贵族政治无关议政制法之闲。 员数少而势微。 当道无所用而抑制。 则政事毕举或无闲之者矣。 安兑巴德治雅典时立法。 以有二千特拉克马之资产者。 于公选时有发言权。 夫二千特拉克马数非甚多。 部内人民能办者众。 则鲜有不能发言者。 此法最良。 要之缙细华族。 不得与平民隔绝。 俾凡民接其言论丰采以为荣幸。 然后与民主政治相近。 而发达益盛。 不然则流为立宪政治。 而其害滋多。 何则。 贵族以势力抑制其民。 而夺其自主之权利为害之甚。 如波兰是已。 波兰之贵族。 以百姓为奴隶者也。



第四节 论立宪政治诸法

立宪政治者。 君主居中驾驭。 臣民隶属而互相倚赖焉。 虽本乎大宪治其国。 而得隶属倚赖之力为多。 然而大宪何可不立也。 夫立宪国之君主。 乃一切政权民权皆自出。 使无大宪之范围之。 则君主将一时之喜怒专断庶政。 而大宪亦不能立也。 立宪政治以隶属倚赖之故。 而得事理之宜者。 贵族之权也。 无贵族则无君主。 无君主则无贵族。 君主与贵族如骖之靳。 反是则为专制国之国王矣。

欧罗巴二三邦国。 其人民欲尽褫去贵族法权。 而不知此乃英国巴里门之覆辙也。 试于立宪政治中。 止贵族教士之特典。 夺府县自治之权利。 其国不变为民主之政即变为专制之政。 此断然无疑者。 观今日欧罗巴中立宪国之庙谟。 从事于抑制贵族教士。 夺其世袭之权利者。 十有七八。 是出于贤明辅相之治术。 姑且勿论其得失。 然率而行之。 果无弊耶。 余不敢知也。 余非阿𫍲教士欲夺回护其特典也。 特望确立其权利而已。 今兹所论。 不遑问其权利设立之是非。 特既设立矣。 则问其权利果为国律之一部乎。 始终关系其国之宪法。 对峙独立之政教二权。 能平均乎。 能维持其君主之特权。 守厥分限。 为纯良之国民乎研究是数端。 而后可从事夺也。

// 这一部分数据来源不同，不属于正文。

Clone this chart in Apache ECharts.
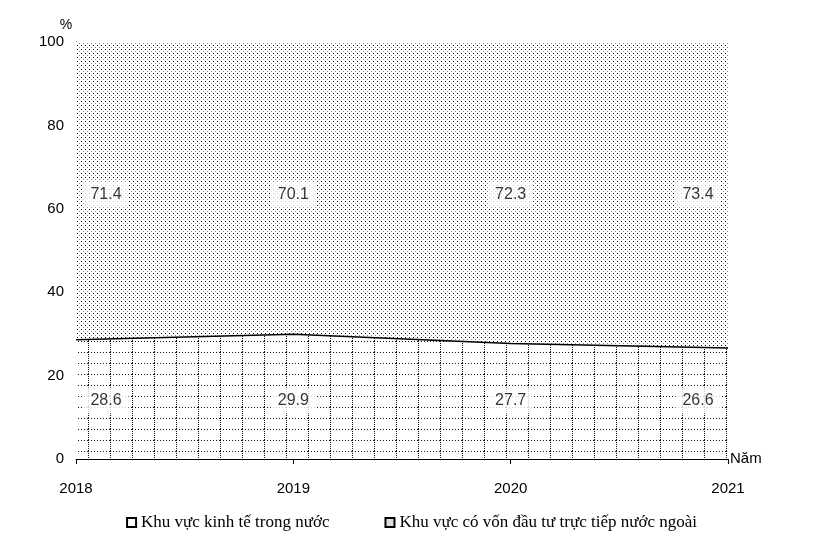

法教之权。 于共和政治有大害。 而立宪政治则当存。 专制政治尤不可缺。 昔西班牙、葡萄牙二国法律宪典颠覆时。 若非法教之权维持其间。 苛暴之政。 将日出而不穷矣。 盖专制政治易流为荷暴。 荀有以抑遏之。 保卫民生。 厥功甚伟。 即以为法律之保障可也。 嗟乎。 海水洋洋势欲滔天。 而堤砂砾。 足以障之。 君权赫赫。 全国震动。 而无仁慈恻怛之说以柔之。 可乎。

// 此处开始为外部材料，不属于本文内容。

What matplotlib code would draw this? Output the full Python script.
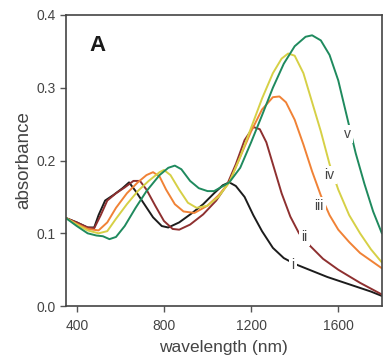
import matplotlib
matplotlib.use("Agg")
import matplotlib.pyplot as plt

plt.rcParams['font.family'] = ['Liberation Sans', 'DejaVu Sans']

# wavelength (nm) / absorbance
wl_i = [350, 400, 450, 480, 500, 530, 570, 610, 640, 670, 710, 750, 790, 820, 870, 930, 980,
        1030, 1070, 1100, 1130, 1170, 1210, 1250, 1300, 1350, 1400, 1450, 1550, 1650, 1750, 1800]
ab_i = [0.121, 0.115, 0.108, 0.108, 0.125, 0.145, 0.153, 0.162, 0.170, 0.158, 0.140, 0.122, 0.110,
        0.108, 0.115, 0.128, 0.140, 0.155, 0.166, 0.170, 0.165, 0.150, 0.125, 0.103, 0.080, 0.066,
        0.058, 0.052, 0.040, 0.030, 0.020, 0.014]

wl_ii = [350, 400, 450, 480, 510, 540, 580, 620, 660, 690, 720, 760, 800, 840, 870, 920, 980,
         1040, 1090, 1130, 1170, 1210, 1240, 1270, 1300, 1340, 1380, 1420, 1470, 1530, 1600, 1700, 1800]
ab_ii = [0.121, 0.115, 0.108, 0.107, 0.125, 0.145, 0.155, 0.163, 0.172, 0.172, 0.160, 0.138, 0.117,
         0.106, 0.105, 0.112, 0.126, 0.145, 0.167, 0.195, 0.228, 0.246, 0.243, 0.225, 0.195, 0.155,
         0.123, 0.100, 0.083, 0.065, 0.050, 0.032, 0.016]

wl_iii = [350, 400, 450, 500, 540, 580, 630, 680, 720, 750, 780, 810, 850, 890, 940, 1000, 1050,
          1100, 1150, 1200, 1250, 1300, 1330, 1360, 1400, 1440, 1480, 1520, 1560, 1600, 1650, 1700, 1800]
ab_iii = [0.121, 0.113, 0.106, 0.104, 0.115, 0.135, 0.155, 0.170, 0.180, 0.184, 0.178, 0.160, 0.140,
          0.130, 0.128, 0.138, 0.152, 0.170, 0.205, 0.240, 0.270, 0.287, 0.288, 0.280, 0.256, 0.222,
          0.185, 0.152, 0.125, 0.105, 0.088, 0.073, 0.052]

wl_iv = [350, 400, 450, 500, 540, 580, 630, 680, 730, 780, 800, 830, 870, 910, 950, 1000, 1050,
         1100, 1150, 1200, 1250, 1300, 1340, 1370, 1400, 1440, 1480, 1520, 1560, 1600, 1650, 1700, 1750, 1800]
ab_iv = [0.121, 0.112, 0.104, 0.100, 0.103, 0.120, 0.140, 0.158, 0.172, 0.184, 0.187, 0.180, 0.160,
         0.142, 0.135, 0.138, 0.150, 0.170, 0.205, 0.245, 0.285, 0.320, 0.340, 0.347, 0.344, 0.320,
         0.280, 0.240, 0.195, 0.160, 0.125, 0.100, 0.078, 0.060]

wl_v = [350, 400, 450, 490, 520, 550, 580, 620, 670, 720, 780, 820, 850, 880, 920, 960, 1000, 1030,
        1060, 1100, 1150, 1200, 1250, 1300, 1350, 1400, 1450, 1480, 1520, 1560, 1600, 1640, 1680,
        1720, 1760, 1800]
ab_v = [0.121, 0.110, 0.100, 0.097, 0.096, 0.092, 0.095, 0.110, 0.135, 0.158, 0.180, 0.190, 0.193,
        0.188, 0.172, 0.162, 0.158, 0.158, 0.163, 0.170, 0.190, 0.225, 0.262, 0.300, 0.333, 0.357,
        0.370, 0.372, 0.365, 0.345, 0.310, 0.260, 0.210, 0.168, 0.130, 0.100]

labels = ["i", "ii", "iii", "iv", "v"]
label_pos_wl = [1392, 1445, 1512, 1560, 1643]
label_pos_ab = [0.056, 0.095, 0.137, 0.180, 0.237]
colors = ["#1c1c1c", "#8e3030", "#f08236", "#d6d046", "#1f8a5e"]

xticks = [400, 800, 1200, 1600]
yticks = [0.0, 0.1, 0.2, 0.3, 0.4]

fig = plt.figure(figsize=(3.83, 3.64), dpi=100)
ax = fig.add_axes([0.172, 0.159, 0.825, 0.800])

series = [(wl_i, ab_i), (wl_ii, ab_ii), (wl_iii, ab_iii), (wl_iv, ab_iv), (wl_v, ab_v)]
for (w, a), c in zip(series, colors):
    ax.plot(w, a, color=c, lw=1.4, solid_capstyle='round', solid_joinstyle='round')

for lab, lx, ly in zip(labels, label_pos_wl, label_pos_ab):
    ax.text(lx, ly, lab, fontsize=10, color='#444444', ha='center', va='center',
            bbox=dict(facecolor='white', edgecolor='none', pad=1.5))

ax.text(0.10, 0.895, "A", transform=ax.transAxes, fontsize=16, fontweight='bold',
        color='#1a1a1a', ha='center', va='center')

ax.set_xlim(350, 1800)
ax.set_ylim(0.0, 0.4)
ax.set_xticks(xticks)
ax.set_yticks(yticks)
ax.set_yticklabels([f"{v:.1f}" for v in yticks])
ax.tick_params(direction='out', length=4, width=1, colors='#555555', labelcolor='#444444',
               labelsize=10)
ax.tick_params(axis='x', pad=5)
for s in ax.spines.values():
    s.set_color('#444444')
    s.set_linewidth(1.2)

ax.set_xlabel("wavelength (nm)", fontsize=12.5, color='#444444', labelpad=5)
ax.set_ylabel("absorbance", fontsize=13.5, color='#444444', labelpad=3)

fig.savefig("out.png", dpi=100)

英国民之重主权也。 至欲巩固其自主权。 而废结构王室之权力。 其闲固有万不得已之情焉。 若以为一旦不幸失其自主权则将辱为奴隶而无能自拔矣。 罗氏不知共和立宪政体为何物。 乃欲恣行专制。 欧罗巴诸邦罕有俦匹。 观其所议革议行。 大率非常过激之为。 且欲废介乎君民间之世爵。 除关乎政治之议会。 祇以空谟消债之计略。 解释立宪之政体。 并欲举已废之诸政而复之。 可谓妄矣。

立宪政体所倚赖。 不独中央之权力而已。 又必有法宪之藏府。 且司法院之法官。 裁决曲直。 亦属于藏府之权力。 而须创立新法。 厘正旧制。 盖以立宪国之贵族。 率多资禀愚暗。 懵于事理。 材力薄弱。 绌于吏治。 故政府中别有是局以为振作其法宪之权。 宜明辨乎法。 不使偏重。 偏重则旧制虑就湮没也。 虽君王有内阁之议政官以掌献替。 然此议政官止司出纳王命。 不足为政府收藏宪典之基趾。 且议政官之命。 视君主一时之爱憎黜陟无常。 不为人民所信服。 遇危镇之事。 无镇其民之权。 故法宪之藏府不可无也。

专制之政治。 本无豫定之法宪。 又无辅佐之部局。 而法教常有分外之权以系其绝续之绪。 否则或有一定之风尚习俗。 无异于法律之纠绳而已。